The academic dress of University of Melbourne describes the formal attire of robes, gowns and hoods prescribed by the Statutes and Regulations for undergraduates, graduates, officers and honorands of the university. This follows
the Oxford style for the
gowns and hoods
for the Bachelors and Masters degrees.
For its doctorates,
Melbourne follows the style of Cambridge.

The hoods are all black
(of size and shape those of the Oxford MA; i.e. Burgon simple-shape)
lined with the colour specified for the relevant faculty or degree,
and bound with white (on the lower edge) for bachelors,
and no binding for masters.  The faculty or degree colours are specified in the University Regulations.
Formerly, Pass degrees were bound in
fur and Honours
in silk
— however the distinction no longer exists.
Bachelors wear an Oxford Bachelors gown,
and Masters an Oxford Masters gown.
The undergraduate gown is the same as the bachelors,
but the sleeves must not be split.
Masters
may wear the mortar board, however undergraduate students and Bachelors are not permitted to wear the mortar board.  This rule is strictly applied and extends to graduation photography as well as the ceremony itself.

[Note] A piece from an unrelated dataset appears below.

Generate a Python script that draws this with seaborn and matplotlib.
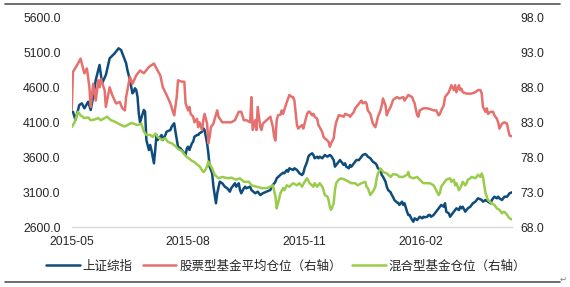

The academic dress for a PhD consists of an Oxford masters gown,
faced in scarlet, with a black hood lined in scarlet,
and a bonnet with a scarlet cord.
Higher doctorates are scarlet,
lined and faced in the
colour of the faculty/degree,
with a larger scarlet hood lined in the colour
of the faculty/degree, and a bonnet with a gold cord.

Occasions for academic dress

Dignitaries, officers, staff, graduates and students wear academic dress at public ceremonies of the University of Melbourne.
These include graduation ceremonies and important public lectures.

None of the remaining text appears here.